The University of Minnesota is dedicated to the advancement of learning and the search for truth for the benefit of all people (from Board of Regents Policy: Mission Statement (PDF)). To foster good scholarship and professional conduct, the University of Minnesota has taken steps to inform and educate its faculty, staff and students about these issues. Expectations for members of the University community are spelled out in Board of Regents Policy: Code of Conduct (PDF), which holds members to the highest ethical standards of professional conduct and integrity.

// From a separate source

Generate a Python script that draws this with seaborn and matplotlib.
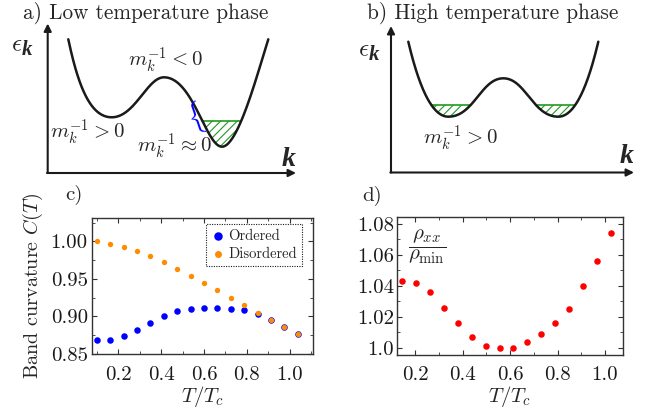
import numpy as np
import matplotlib
matplotlib.use("Agg")
import matplotlib.pyplot as plt
import seaborn as sns
from matplotlib.bezier import BezierSegment
from matplotlib.ticker import MultipleLocator

W, H = 657, 412

# panel c: band curvature vs T/Tc
T_c = [0.100, 0.163, 0.225, 0.288, 0.350, 0.413, 0.475, 0.538,
       0.600, 0.663, 0.725, 0.788, 0.850, 0.913, 0.975, 1.038]
ordered = [0.868, 0.869, 0.874, 0.882, 0.891, 0.900, 0.907, 0.910,
           0.911, 0.911, 0.910, 0.908, 0.903, 0.895, 0.886, 0.876]
disordered = [1.000, 0.997, 0.993, 0.987, 0.981, 0.973, 0.963, 0.954,
              0.945, 0.935, 0.925, 0.915, 0.905, 0.895, 0.886, 0.876]

# panel d: normalised resistivity
T_d = [0.145, 0.204, 0.262, 0.321, 0.380, 0.438, 0.497, 0.556,
       0.614, 0.673, 0.732, 0.790, 0.849, 0.908, 0.966, 1.025]
rho_ratio = [1.043, 1.042, 1.036, 1.026, 1.016, 1.007, 1.001, 1.000,
             1.000, 1.004, 1.009, 1.016, 1.025, 1.040, 1.056, 1.074]

x_ticks = [0.2, 0.4, 0.6, 0.8, 1.0]
x_ticklabels = ["0.2", "0.4", "0.6", "0.8", "1.0"]
c_yticks = [0.85, 0.90, 0.95, 1.00]
c_yticklabels = ["0.85", "0.90", "0.95", "1.00"]
d_yticks = [1.00, 1.02, 1.04, 1.06, 1.08]
d_yticklabels = ["1.0", "1.02", "1.04", "1.06", "1.08"]

# schematic dispersions: cubic bezier nodes in figure pixels
band_low = [
    [(68.3, 39.3), (78, 85), (90, 117.3), (111.7, 117.3)],
    [(111.7, 117.3), (135, 117.3), (147, 77.3), (164, 77.3)],
    [(164, 77.3), (193, 77.3), (206, 146.7), (222, 146.7)],
    [(222, 146.7), (238, 146.7), (257, 75), (268.3, 39.3)],
]
band_high = [
    [(408.3, 41.7), (419, 87), (432, 116.7), (448.3, 116.7)],
    [(448.3, 116.7), (474, 116.7), (481, 78.3), (503.3, 78.3)],
    [(503.3, 78.3), (525.6, 78.3), (532.6, 116.7), (558.3, 116.7)],
    [(558.3, 116.7), (574.6, 116.7), (587.6, 87), (598.3, 41.7)],
]
fill_low = 120.7
fill_high = 105.0

BLUE = "#0000ff"
ORANGE = "#ff8c00"
RED = "#ff0000"
GREEN = "#1f9a1f"

sns.set_theme(style="ticks")
plt.rcParams["font.family"] = ["cmr10", "DejaVu Serif"]
plt.rcParams["mathtext.fontset"] = "cm"
plt.rcParams["axes.formatter.use_mathtext"] = True
plt.rcParams["hatch.linewidth"] = 0.8

fig = plt.figure(figsize=(W / 100, H / 100), dpi=100)

# overlay in pixel units for the schematics and labels
ov = fig.add_axes([0, 0, 1, 1])
ov.set_xlim(0, W)
ov.set_ylim(H, 0)
ov.axis("off")

BOLD_K = dict(fontfamily="Liberation Serif", fontweight="bold",
              fontstyle="italic", va="baseline")


def draw_band(segs, level):
    t = np.linspace(0, 1, 80)
    pts = np.vstack([BezierSegment(np.array(s))(t) for s in segs])
    x, y = pts[:, 0], pts[:, 1]
    ov.plot(x, y, color="k", lw=1.8, solid_capstyle="round", zorder=3)
    below = y >= level
    ov.fill_between(x, y, level, where=below, interpolate=True,
                    facecolor="none", edgecolor=GREEN, hatch="////", linewidth=0)
    # green fermi level segments
    idx = np.where(below)[0]
    groups = np.split(idx, np.where(np.diff(idx) > 1)[0] + 1)
    for g in groups:
        ov.plot([x[g[0]], x[g[-1]]], [level, level], color=GREEN, lw=1.2)


def draw_axes_arrows(x0, y0, x1, y1):
    kw = dict(arrowstyle="-|>", lw=1.5, color="k", mutation_scale=11,
              shrinkA=0, shrinkB=0)
    ov.annotate("", xy=(x0, y1), xytext=(x0, y0), arrowprops=kw)
    ov.annotate("", xy=(x1, y0), xytext=(x0 - 0.7, y0), arrowprops=kw)


def eps_k(x, y):
    ov.text(x, y, r"$\epsilon$", fontsize=18, va="baseline")
    ov.text(x + 11, y + 4, "k", fontsize=15, **BOLD_K)


draw_band(band_low, fill_low)
draw_band(band_high, fill_high)
draw_axes_arrows(47.7, 173, 296, 23.5)
draw_axes_arrows(391, 172.5, 634, 26)

big = 15.3
ov.text(23, 18.3, "a) Low temperature phase", fontsize=big, va="baseline")
ov.text(367, 18.3, "b) High temperature phase", fontsize=big, va="baseline")
eps_k(11, 51)
eps_k(358, 56)
ov.text(282, 165.5, "k", fontsize=20, **BOLD_K)
ov.text(620, 162.5, "k", fontsize=20, **BOLD_K)
ov.text(128, 66, r"$m_k^{-1} < 0$", fontsize=15, va="baseline")
ov.text(50, 138, r"$m_k^{-1} > 0$", fontsize=15, va="baseline")
ov.text(137, 152, r"$m_k^{-1} \approx 0$", fontsize=15, va="baseline")
ov.text(423, 144, r"$m_k^{-1} > 0$", fontsize=15, va="baseline")
ov.text(195.5, 118.5, r"$\{$", fontsize=20, color=BLUE, rotation=19,
        ha="center", va="center")
ov.text(65, 200, "c)", fontsize=15, va="baseline")
ov.text(362, 200.5, "d)", fontsize=15, va="baseline")


def style_frame(ax):
    for sp in ax.spines.values():
        sp.set_color("#333333")
        sp.set_linewidth(1.0)
    ax.tick_params(which="both", direction="in", top=True, right=True,
                   colors="#333333", labelcolor="k", labelsize=15)
    ax.tick_params(which="major", length=3.5, width=0.8)
    ax.tick_params(which="minor", length=2, width=0.6)
    ax.tick_params(axis="x", pad=8.5)
    ax.tick_params(axis="y", pad=3)


# panel c
axc = fig.add_axes([92 / W, 1 - 354 / H, 221 / W, 136 / H])
sns.scatterplot(x=T_c, y=ordered, ax=axc, color=BLUE, s=22, linewidth=0,
                label="Ordered")
sns.scatterplot(x=T_c, y=disordered, ax=axc, color=ORANGE, s=15, linewidth=0,
                label="Disordered")
axc.set_xlim(0.0775, 1.1086)
axc.set_ylim(0.85, 1.031)
axc.set_xticks(x_ticks, labels=x_ticklabels)
axc.set_yticks(c_yticks, labels=c_yticklabels)
axc.xaxis.set_minor_locator(MultipleLocator(0.1))
axc.yaxis.set_minor_locator(MultipleLocator(0.025))
axc.set_xlabel(r"$T/T_c$", fontsize=15, labelpad=0)
axc.set_ylabel(r"Band curvature $C(T)$", fontsize=14.5, labelpad=4)
style_frame(axc)
leg = axc.legend(loc="upper right", bbox_to_anchor=(0.95, 0.956),
                 borderaxespad=0, fontsize=10.5, frameon=True, fancybox=False,
                 markerscale=1.3, handletextpad=0.2, handlelength=1.0,
                 borderpad=0.35, labelspacing=0.3)
fr = leg.get_frame()
fr.set_edgecolor("k")
fr.set_linewidth(0.8)
fr.set_linestyle((0, (1, 1.2)))
fr.set_alpha(1)

# panel d
axd = fig.add_axes([396.7 / W, 1 - 354.5 / H, 226.3 / W, 137.8 / H])
sns.scatterplot(x=T_d, y=rho_ratio, ax=axd, color=RED, s=22, linewidth=0)
axd.set_xlim(0.1216, 1.076)
axd.set_ylim(0.9957, 1.0847)
axd.set_xticks(x_ticks, labels=x_ticklabels)
axd.set_yticks(d_yticks, labels=d_yticklabels)
axd.xaxis.set_minor_locator(MultipleLocator(0.1))
axd.yaxis.set_minor_locator(MultipleLocator(0.01))
axd.set_xlabel(r"$T/T_c$", fontsize=15, labelpad=0)
style_frame(axd)
axd.tick_params(axis="y", pad=2)
axd.text(0.135, 0.78, r"$\dfrac{\rho_{xx}}{\rho_{\min}}$", fontsize=15,
         transform=axd.transAxes, ha="center", va="center")

fig.savefig("out.png", dpi=100)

The University also provides its members with learning opportunities and other resources they will need to act as responsible researchers and scholars. Each graduate program is responsible for ensuring that each of its students receives training appropriate to the discipline in the responsible conduct of research and ethical teaching and scholarship. Such training may occur through courses, informal seminars, online instruction, individual mentoring, or other learning opportunities. Additional training requirements may apply depending, for example, on funding sources or disciplinary considerations.
Education in the responsible conduct of research and ethical teaching and scholarship should include the following topics, as appropriate to the discipline:
- the history and values relating to research, teaching and scholarship
- social responsibility
- research misconduct
- reporting misconduct
- peer review
- intellectual property
- conflict of interest
- research data management
- fiscal responsibility
- environmental health and safety
- animal subjects
- human subjects
- collaborative research and scholarship
- compliance with research laws, policies and regulations
Ideally, all students in all disciplines will learn about ethical issues in all of these areas, although some topics may not be directly related to their chosen field of study. As responsible researchers, scholars and professionals, all students should have an understanding of these issues, even though students in different fields may find that these issues affect them differently.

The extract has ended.